Your columnist is approached on a daily basis as to how things are moving, but Arsenault has been tight lipped other than to say, following a short break following the resignation of Scott Brady, that applications are arriving on his desk on an almost daily basis.

But finding the ideal person for the role definitely does not come easily and he said last week that an interview and selection committee has been chosen. This means that the group will review the applicants, shorten the list to no more than three and have them in for interviews. The one finally recommended would then have his name submitted to the human resources department for confirmation.

Several concerned residents have made specific proposals – the most common name coming forward in this way is that of Scott O’Neal, the man who has become a “legend” with the Titans.

O’Neal is definitely football knowledgeable and could easily become a valuable assistant with the Mounties if he so chose. He can work magic with young men as seen by what has taken place over the past 4-5 years. However, recruiting the best and brightest student-athletes is a number one requirement of a head coach and he would not have that asset in his tool kit.

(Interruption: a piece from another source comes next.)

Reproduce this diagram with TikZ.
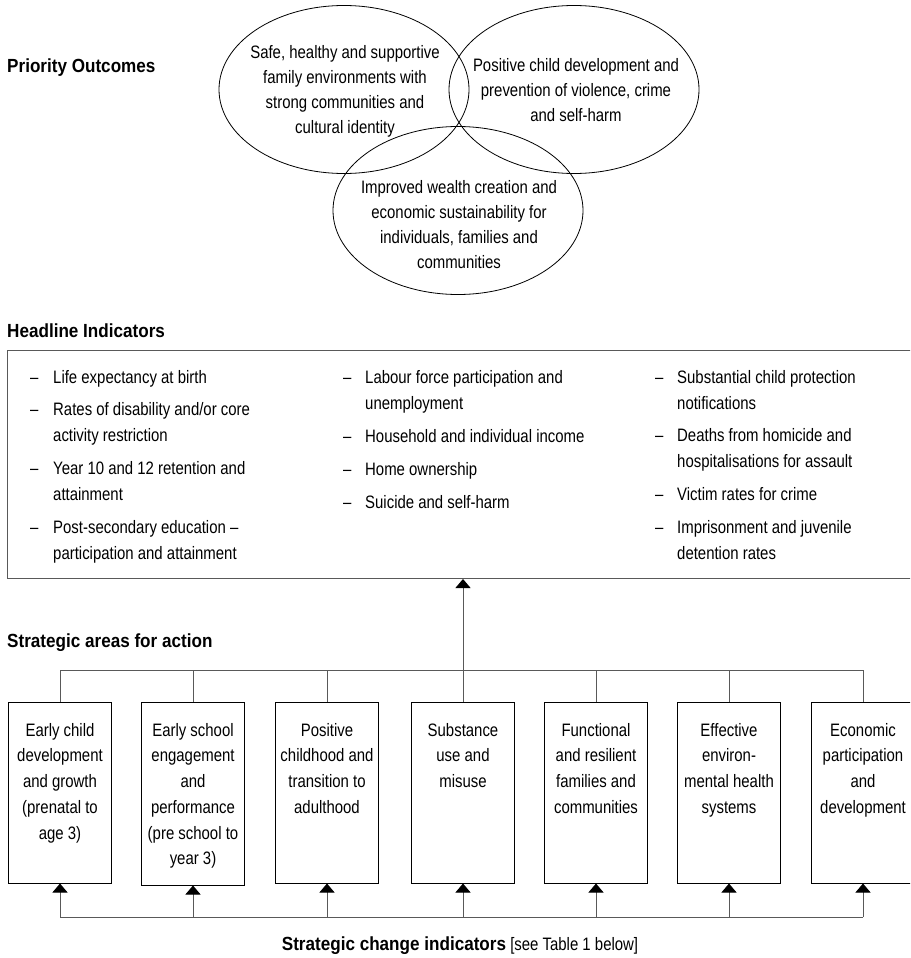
\documentclass[tikz,border=0pt]{standalone}
\usepackage{fontspec}
\setmainfont[FakeStretch=0.83]{Liberation Sans}
\newfontfamily\titlefont[FakeStretch=0.9]{Liberation Sans}
\usetikzlibrary{shapes.geometric,arrows.meta}
\begin{document}
\begin{tikzpicture}[x=1pt,y=-1pt,
  oval/.style={ellipse,draw,line width=0.8pt,minimum width=250pt,minimum height=168pt,inner sep=0pt},
  ctext/.style={font=\fontsize{18pt}{25pt}\selectfont,inner sep=0pt,align=center,anchor=north},
  title/.style={font=\titlefont\bfseries\fontsize{19pt}{23pt}\selectfont,inner sep=0pt,anchor=base west},
  hitem/.style={font=\fontsize{18pt}{26pt}\selectfont,inner sep=0pt,align=left,anchor=north west},
  hdash/.style={font=\fontsize{18pt}{26pt}\selectfont,inner sep=0pt,anchor=base west,yshift=-13pt},
  sbox/.style={draw,line width=1pt,minimum width=103pt,minimum height=181pt,inner sep=0pt},
  stext/.style={font=\fontsize{18pt}{25.7pt}\selectfont,inner sep=0pt,align=center,anchor=north},
  conn/.style={draw=black!65,line width=1pt},
  tip/.style={-{Triangle[width=15pt,length=9pt,color=black]}}
]
\useasboundingbox (0,0) rectangle (910,958);
\clip (0,0) rectangle (910,958);

% titles
\node[title] (tPO) at (7,73) {Priority Outcomes};
\node[title] (tHI) at (7,337) {Headline Indicators};
\node[title] (tSA) at (7,647) {Strategic areas for action};
\node[font=\fontsize{18pt}{25pt}\selectfont,inner sep=0pt,anchor=base] (tSC) at (460,950)
  {{\titlefont\bfseries\fontsize{19pt}{23pt}\selectfont Strategic change indicators} [see Table 1 below]};

% priority outcomes
\node[oval] (e1) at (344,89.5) {};
\node[oval] (e2) at (574,89.5) {};
\node[oval] (e3) at (458,210.5) {};
\node[ctext] (e1t) at (345,45) {Safe, healthy and supportive\\family environments with\\strong communities and\\cultural identity};
\node[ctext] (e2t) at (576,58) {Positive child development and\\prevention of violence, crime\\and self-harm};
\node[ctext] (e3t) at (459,180) {Improved wealth creation and\\economic sustainability for\\individuals, families and\\communities};

% headline indicators
\node[draw=black!65,line width=1pt,anchor=north west,minimum width=908pt,minimum height=228pt,inner sep=0pt] (hbox) at (7,350) {};
\node[hdash] (da1) at (30,370) {\textendash};
\node[hitem] (ha1) at (53,370) {Life expectancy at birth};
\node[hdash] (da2) at (30,402) {\textendash};
\node[hitem] (ha2) at (53,402) {Rates of disability and/or core\\activity restriction};
\node[hdash] (da3) at (30,461) {\textendash};
\node[hitem] (ha3) at (53,461) {Year 10 and 12 retention and\\attainment};
\node[hdash] (da4) at (30,520) {\textendash};
\node[hitem] (ha4) at (53,520) {Post-secondary education \textendash\\participation and attainment};

\node[hdash] (db1) at (343,370) {\textendash};
\node[hitem] (hb1) at (365,370) {Labour force participation and\\unemployment};
\node[hdash] (db2) at (343,429) {\textendash};
\node[hitem] (hb2) at (365,429) {Household and individual income};
\node[hdash] (db3) at (343,462) {\textendash};
\node[hitem] (hb3) at (365,462) {Home ownership};
\node[hdash] (db4) at (343,495) {\textendash};
\node[hitem] (hb4) at (365,495) {Suicide and self-harm};

\node[hdash] (dc1) at (655,370) {\textendash};
\node[hitem] (hc1) at (677,370) {Substantial child protection\\notifications};
\node[hdash] (dc2) at (655,428) {\textendash};
\node[hitem] (hc2) at (677,428) {Deaths from homicide and\\hospitalisations for assault};
\node[hdash] (dc3) at (655,487) {\textendash};
\node[hitem] (hc3) at (677,487) {Victim rates for crime};
\node[hdash] (dc4) at (655,520) {\textendash};
\node[hitem] (hc4) at (677,520) {Imprisonment and juvenile\\detention rates};

% strategic areas
\node[sbox] (s1) at (60,792.5) {};
\node[sbox,minimum height=183pt] (s2) at (193,793.5) {};
\node[sbox] (s3) at (327,792.5) {};
\node[sbox] (s4) at (463,792.5) {};
\node[sbox] (s5) at (596,792.5) {};
\node[sbox] (s6) at (729,792.5) {};
\node[sbox] (s7) at (863,792.5) {};
\node[stext] (s1t) at (60,723) {Early child\\development\\and growth\\(prenatal to\\age 3)};
\node[stext] (s2t) at (193,723) {Early school\\engagement\\and\\performance\\(pre school to\\year 3)};
\node[stext] (s3t) at (327,723) {Positive\\childhood and\\transition to\\adulthood};
\node[stext] (s4t) at (463,723) {Substance\\use and\\misuse};
\node[stext] (s5t) at (596,723) {Functional\\and resilient\\families and\\communities};
\node[stext] (s6t) at (729,723) {Effective\\environ-\\mental health\\systems};
\node[stext] (s7t) at (863,723) {Economic\\participation\\and\\development};

% connectors
\coordinate (tbus) at (0,670);
\coordinate (bbus) at (0,917);
\draw[conn] (s1.north) -- (s1.north |- tbus) -- (s7.north |- tbus) -- (s7.north);
\foreach \i in {2,...,6} {\draw[conn] (s\i.north) -- (s\i.north |- tbus);}
\draw[conn,tip] (s4.north |- tbus) -- (s4.north |- hbox.south);
\draw[conn] (s1.south |- bbus) -- (s7.south |- bbus);
\foreach \i in {1,...,7} {\draw[conn,tip] (s\i.south |- bbus) -- (s\i.south);}
\end{tikzpicture}
\end{document}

Scott O’Neal is definitely honing his skills in several ways – by study and through his involvement with the U16 Team Canada team – and could become a prize catch for some team in the future. But for the moment he is quite happy with his two professions – daily job and coaching.

With teams like Western or McMaster, the duties of the head coach are cut back in some areas. With a staff of upwards of 20 knowledgeable coaches, he is no longer required to develop defensive and offensive playbooks and even take the field for practices on a regular basis. The assistants have specific areas of expertise and go about their duties without supervision.

Replacing head coaches at Mount Allison has been a relatively simple process over the past few. Steve Lalonde moved up to take command following the resignation of Scott Fawcett, Kelly Jeffrey simply changed chairs when Lalonde left and the Brady moved next door when Jeffrey moved to become special teams coordinator with the Toronto Argonauts.

At the beginning of the process Arsenault said none of the former head coaches would return, although it was felt in some quarters that Jeffrey has the tools to quickly heal any wounds that may have resulted in the decision.

One concern is that the decision by Brady to leave after just two years will not be a re-beginning of the constant whirl of head coaches coming and going. Beginning in 1996 the team was directed, in order, by Marc Loranger, John MacNeil, Gordon Grace, Rob Kitchen, Peter Comeau and Scott Fawcett until 2004 – six coaches in just eight years.

And so the athletic director must receive some assurance that the revolving door will not become a way of life for the Mounties – instead what is required is stability if the team is to move upward to the next plateau. May that new person possess the patience of Job and the talents of a Belichuk.